Part 2: Palette-to-Image Retrieval#

In this setup, a synthetic color palette image is used as a query to retrieve images from the dataset.

  • Randomly select 1–3 colors from the predefined color palette.

  • Construct a random image filled with pixels of the selected colors.

  • Prepare the query image:

    • Apply MobileNetV3 preprocessing.

    • Extract features using the pretrained MobileNetV3 (convolutional backbone + global pooling).

    • Pass the flattened features through the trained model to obtain a query embedding.

  • Compute the distance between the query embedding and all image embeddings in the dataset.

  • Rank the dataset images based on distance scores.

  • Visualize the top-5 most similar images.

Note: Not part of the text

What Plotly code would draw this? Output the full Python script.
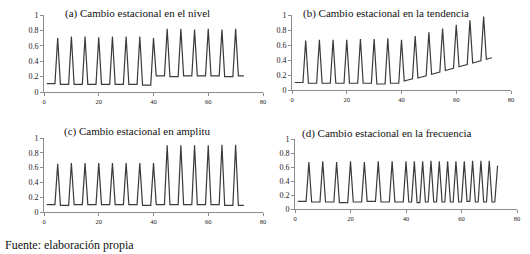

You should obtain something like the following figure.

image

Predefined Color Palette#

You can use the following code snippet to define the color palette, defined as a dictionary of RGB tuples.

palette = {
    'Red':      [222, 50, 60],    # Red (de323c)
    'Orange':   [241, 136, 40],   # Orange (f18828)
    'Yellow':   [241, 212, 28],   # Yellow (f1d41c)
    'Green':    [111, 176, 88],   # Green (6fb058)
    'Cyan':     [106, 187, 211],  # Cyan (6abbd3)
    'Blue':     [67, 126, 177],   # Blue (437eb1)
    'Violet':   [123, 95, 152],   # Violet (7b5f98)
    'Pink':     [231, 166, 193],  # Pink (e7a6c1)
    'White':    [255, 255, 255],  # White (ffffff)
    'Gray':     [136, 136, 136],  # Gray (888888)
    'Black':    [34, 34, 34]      # Black (222222)
}